The quality of play was often better than the low minors at that time, and the rosters included some names that would soon wear big-league uniforms. One of them was retired Los Angeles Dodgers manager Tom Lasorda, who pitched for the team in nearby Joanna in the late 1940s when he could get leave from military duty at Fort Jackson. When he was named manager of the Dodgers in 1976, I was working for The Clinton Chronicle, my hometown’s weekly paper, and I interviewed some of his former teammates who still lived in the area. It made a nice “looking-back” column.
One of his former teammates must have sent Lasorda a copy, as I received a package in the mail from him a couple of weeks later with a cordial hand-written note, a Dodgers media guide and an autographed picture. I’ve been a fan of the man ever since. But back to Rice at Cavalier Ballpark.
As I recall it, that game ended up the deciding one for Anderson in the best 2-of-3 series, and watching Rice was like watching a man play against boys. He hit two monstrous home runs to lead his team to a victory. Those shots may still be orbiting the earth.
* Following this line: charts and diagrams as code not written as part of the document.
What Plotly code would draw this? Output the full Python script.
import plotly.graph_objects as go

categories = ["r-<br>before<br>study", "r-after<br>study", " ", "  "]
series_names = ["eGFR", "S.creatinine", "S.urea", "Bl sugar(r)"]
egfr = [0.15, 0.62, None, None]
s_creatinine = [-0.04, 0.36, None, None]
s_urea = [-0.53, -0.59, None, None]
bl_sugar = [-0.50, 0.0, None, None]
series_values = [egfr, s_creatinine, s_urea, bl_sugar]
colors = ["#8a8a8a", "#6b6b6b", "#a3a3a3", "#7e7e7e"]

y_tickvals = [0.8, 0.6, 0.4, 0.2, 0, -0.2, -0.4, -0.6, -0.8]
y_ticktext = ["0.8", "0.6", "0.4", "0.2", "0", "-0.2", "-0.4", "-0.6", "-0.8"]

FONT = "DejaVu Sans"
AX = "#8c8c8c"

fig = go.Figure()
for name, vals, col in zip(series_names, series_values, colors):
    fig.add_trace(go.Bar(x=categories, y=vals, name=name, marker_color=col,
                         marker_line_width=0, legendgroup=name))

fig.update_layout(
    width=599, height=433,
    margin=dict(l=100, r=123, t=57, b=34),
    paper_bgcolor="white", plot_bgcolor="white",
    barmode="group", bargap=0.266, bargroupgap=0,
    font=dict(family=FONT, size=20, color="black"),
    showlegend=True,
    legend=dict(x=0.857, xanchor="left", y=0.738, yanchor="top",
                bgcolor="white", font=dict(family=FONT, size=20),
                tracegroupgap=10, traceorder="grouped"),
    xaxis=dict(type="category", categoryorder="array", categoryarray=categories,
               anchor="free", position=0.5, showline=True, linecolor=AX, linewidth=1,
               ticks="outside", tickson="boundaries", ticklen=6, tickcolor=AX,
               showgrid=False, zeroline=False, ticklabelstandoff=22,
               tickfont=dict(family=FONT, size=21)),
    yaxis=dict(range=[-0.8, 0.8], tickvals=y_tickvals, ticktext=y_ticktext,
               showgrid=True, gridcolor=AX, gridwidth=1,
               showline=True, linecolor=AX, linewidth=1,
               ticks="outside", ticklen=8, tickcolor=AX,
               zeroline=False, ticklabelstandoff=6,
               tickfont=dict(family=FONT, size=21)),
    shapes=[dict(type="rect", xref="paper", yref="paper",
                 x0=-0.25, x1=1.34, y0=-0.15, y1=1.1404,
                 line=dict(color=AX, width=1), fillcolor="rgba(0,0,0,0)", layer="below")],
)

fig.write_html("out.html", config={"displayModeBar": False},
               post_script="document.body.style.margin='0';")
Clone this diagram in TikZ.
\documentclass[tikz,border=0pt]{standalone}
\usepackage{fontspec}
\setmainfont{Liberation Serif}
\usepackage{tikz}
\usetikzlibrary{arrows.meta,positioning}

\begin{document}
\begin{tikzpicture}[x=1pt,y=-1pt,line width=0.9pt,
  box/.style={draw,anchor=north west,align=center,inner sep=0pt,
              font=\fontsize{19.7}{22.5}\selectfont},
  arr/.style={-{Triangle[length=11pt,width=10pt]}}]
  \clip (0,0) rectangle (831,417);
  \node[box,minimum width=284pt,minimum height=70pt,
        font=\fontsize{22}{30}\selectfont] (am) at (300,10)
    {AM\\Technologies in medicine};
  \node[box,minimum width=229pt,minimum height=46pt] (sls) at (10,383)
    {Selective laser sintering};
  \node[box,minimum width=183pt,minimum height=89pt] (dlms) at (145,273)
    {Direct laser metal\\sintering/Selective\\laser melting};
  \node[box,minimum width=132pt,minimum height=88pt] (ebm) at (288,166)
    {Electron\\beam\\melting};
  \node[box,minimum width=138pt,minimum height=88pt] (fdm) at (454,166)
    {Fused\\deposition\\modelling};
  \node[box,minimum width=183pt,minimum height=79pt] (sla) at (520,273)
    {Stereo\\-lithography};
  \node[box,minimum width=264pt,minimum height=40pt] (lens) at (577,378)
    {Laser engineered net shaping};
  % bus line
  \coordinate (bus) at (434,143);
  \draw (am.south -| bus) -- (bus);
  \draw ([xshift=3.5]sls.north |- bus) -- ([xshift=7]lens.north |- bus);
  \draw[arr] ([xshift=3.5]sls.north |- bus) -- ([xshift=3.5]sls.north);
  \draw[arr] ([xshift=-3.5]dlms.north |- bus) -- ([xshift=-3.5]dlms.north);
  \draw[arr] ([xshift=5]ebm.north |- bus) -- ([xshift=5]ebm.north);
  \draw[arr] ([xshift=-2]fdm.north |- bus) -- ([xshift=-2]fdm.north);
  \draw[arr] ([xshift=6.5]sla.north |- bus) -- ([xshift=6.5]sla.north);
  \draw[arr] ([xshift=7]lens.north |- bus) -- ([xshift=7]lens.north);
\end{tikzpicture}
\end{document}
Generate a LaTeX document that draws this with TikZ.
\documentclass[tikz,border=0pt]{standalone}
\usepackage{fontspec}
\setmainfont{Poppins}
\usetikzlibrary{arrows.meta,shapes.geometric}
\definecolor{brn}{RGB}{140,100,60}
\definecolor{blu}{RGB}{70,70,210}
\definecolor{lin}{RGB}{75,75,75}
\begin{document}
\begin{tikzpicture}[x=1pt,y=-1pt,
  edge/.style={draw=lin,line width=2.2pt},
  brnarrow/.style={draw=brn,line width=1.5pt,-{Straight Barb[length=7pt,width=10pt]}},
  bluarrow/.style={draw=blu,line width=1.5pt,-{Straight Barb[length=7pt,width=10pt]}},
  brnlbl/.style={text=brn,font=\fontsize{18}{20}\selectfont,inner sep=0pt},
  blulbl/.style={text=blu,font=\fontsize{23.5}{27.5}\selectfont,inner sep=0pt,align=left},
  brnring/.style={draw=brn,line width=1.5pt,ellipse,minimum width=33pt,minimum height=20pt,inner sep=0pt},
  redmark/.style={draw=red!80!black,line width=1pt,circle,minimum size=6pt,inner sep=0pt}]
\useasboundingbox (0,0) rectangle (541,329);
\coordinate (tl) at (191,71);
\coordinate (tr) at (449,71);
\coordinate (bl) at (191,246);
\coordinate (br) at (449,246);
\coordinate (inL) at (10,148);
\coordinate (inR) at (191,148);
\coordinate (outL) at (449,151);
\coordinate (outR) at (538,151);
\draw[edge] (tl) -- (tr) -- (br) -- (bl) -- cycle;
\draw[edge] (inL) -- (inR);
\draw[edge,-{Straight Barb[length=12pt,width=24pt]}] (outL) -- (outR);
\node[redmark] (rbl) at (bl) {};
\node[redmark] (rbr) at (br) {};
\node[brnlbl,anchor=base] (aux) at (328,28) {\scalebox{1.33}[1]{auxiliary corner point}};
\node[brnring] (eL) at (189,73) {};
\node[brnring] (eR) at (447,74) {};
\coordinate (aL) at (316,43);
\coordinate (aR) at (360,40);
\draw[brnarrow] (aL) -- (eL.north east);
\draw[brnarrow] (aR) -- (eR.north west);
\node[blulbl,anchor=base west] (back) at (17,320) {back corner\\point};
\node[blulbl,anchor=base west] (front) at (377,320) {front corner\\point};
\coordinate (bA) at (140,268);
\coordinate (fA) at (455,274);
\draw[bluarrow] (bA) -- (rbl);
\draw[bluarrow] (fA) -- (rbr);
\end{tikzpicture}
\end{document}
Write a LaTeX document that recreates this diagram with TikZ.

I encountered Rice one more time after he began his career with the Red Sox and I had taken my first daily newspaper job with The Sun News in Myrtle Beach, S.C. The paper’s sports editor and my boss, Willie Binette, had come to the Grand Strand from the Anderson (S.C.) Independent and he knew Rice and his family well. This was in 1977 and 1978, when Rice rivaled the New York Yankees’ Reggie Jackson as the most feared power hitter in baseball. So he was quite a drawing card when Willie prevailed on him to participate in a couple of off-season charity golf tournaments sponsored in part by the paper.
I remember him as a quiet fellow with a bone-crushing grip for a handshake. And he could send a golf ball flying with the same ease that he hit baseballs out of Fenway Park.
And what about that ballpark back in my hometown? It fell into disuse after the Legion baseball program was discontinued sometime in the Seventies, and it was eventually demolished — not sure when. But it always makes me feel good to go back and see that kids are still playing ball there on the site. It’s right next to M.S. Bailey Elementary School, and it serves as a practice and playing field for teams in the town’s YMCA leagues.
The park might be gone, but the game endures.